Open Calls
Submissions to this Call ask for a 150-word pitch for a wider range of stories on our online platform, Booth, Please. We like to refer to Booth, Please as the every person's hangout for "weekly tangents about design and New Jersey, served up every Sunday." Where we are free to explore "the dreams, discoveries, confrontations, and epiphanies that emerge when design meets New Jersey—all set within the comforts of the world's diner capital."
Booth, Please stories begin with the general question: What if America’s most densely populated (and reviled) state is the key to helping us face the challenges of our ever-uncertain world? To go one step further, we've identified several prompts in the form of hashtags:
#LIVINGARCHIVE
A new form of "Show & Tell" stories that challenge how we connect archival materials with contemporary life.
#SENSINGTHEFUTURE
Stories that, sometimes literally, pull on all of our senses to get a whiff of NJ's future.
#JERSEYALLALONG
Stories that reveal the hidden powers that come with being the world's underdog.
#SISTERMYCITY
Satirical stories connecting one of NJ's 564 municipalities with one of the world's thousands.
#THECITYOFNEWJERSEY
Ambitious stories that imagine America's densest state as the city of the future.
#WESHAPEENVIRONMENTSSHAPEUS
Stories that highlight the ways in which people and place are deeply inseparable.
#WEAREMADEOFMIGRATIONS
Stories that trace the impacts of global human and non-human trajectories through NJ.
#MOSTFIRSTBESTWORST
Stories that unpack why New Jersey is the most, the first, the best and the worst at many things (clearly an homage to our namesake).
We accept local and global stories that are in-depth and narrative-focused. We consider long-form content as well as shorter, time-sensitive pieces that offer a more immediate response to current events. This includes but not limited to: essays, films, photography, multimedia, and audio stories.
Here are a few Booth, Please stories that range in their narrative style (which currently embody Issue 1's theme), such as the one about a vintage souvenir plate of the NJ Turnpike, the one about rest stop design while driving 5049 miles between NJ and Delaware, or the one about a recipe for venison stew unlike no other. Hint: notice how we use our hashtags.
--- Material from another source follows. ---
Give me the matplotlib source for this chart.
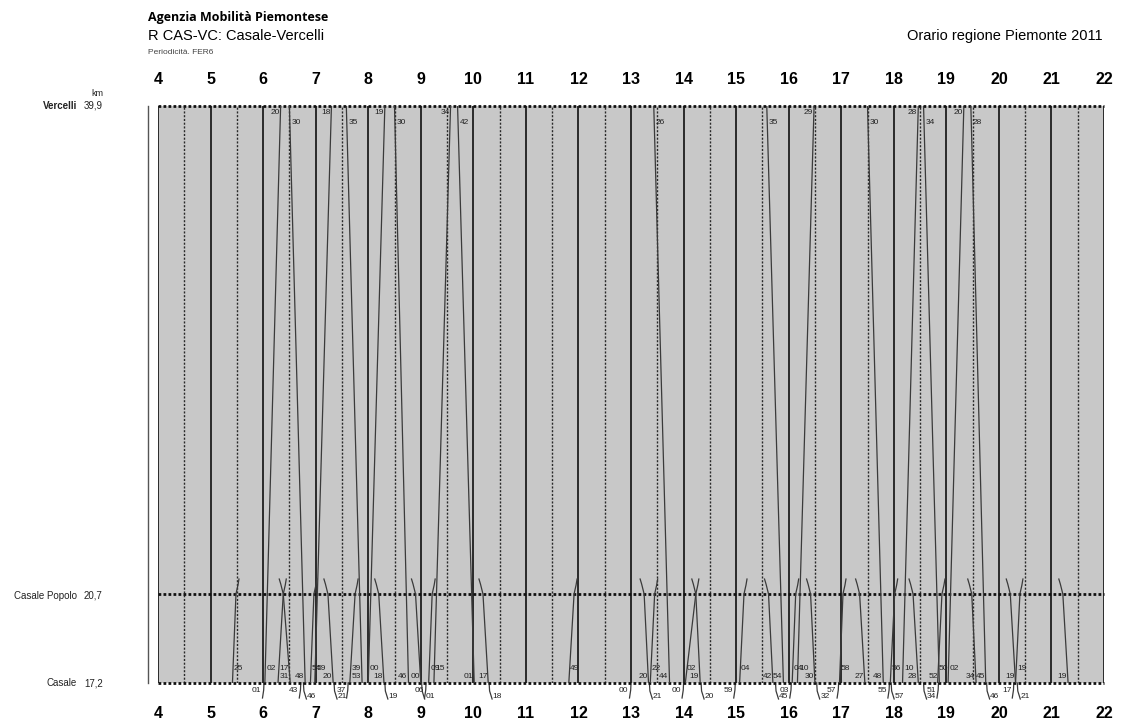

This Call asks for a 150-word pitch in response to Issue 2's editorial catalyst: The Paterson Silk Strike of 1913.
This historical event invites speculations concerning the future of industrialized landscapes, activism, urban ecology, labor rights, manufacturing, unions, migration, fashion/textiles, material cultures, deep time/geology, housing and hydrology – not only locally, but regional and global scales, too.
We've clumped these speculations under the following themes, to spur further questions:
Industry: What is the future of the manufactory when its trajectory has been so unpredictable and ironic? What is a city of innovation? How does industry show up, and then leave? What is the future of the “development zone”?
Labor: How do we design work in the wake of a post-industrial world? What are the future sites of strike? Who has access to certain types of labor? What will the workday look like in the future? What is the future of the office?
Immigration: What is Paterson's legacy for immigrant labor rights? How is migration an act of survival and resistance? When we move, what do we bring with us? What are the new patterns of movement in a post-industrial world?
Material Culture: How do material conditions reverberate from the labor that made them? What are the deep histories of textile and weaving culture that exist outside of industry? How is weaving a form of resistance?
Ecologies: Is labor embodied in all ecological transformations? How do industrial extraction practices shape the ecology of a place? What will future ecological systems "produce" post-human, and for whom?
Place-making: How does arrival and departure continue to shape a space? How do the Paterson falls make a place? How have Paterson's place-makers always been making this place?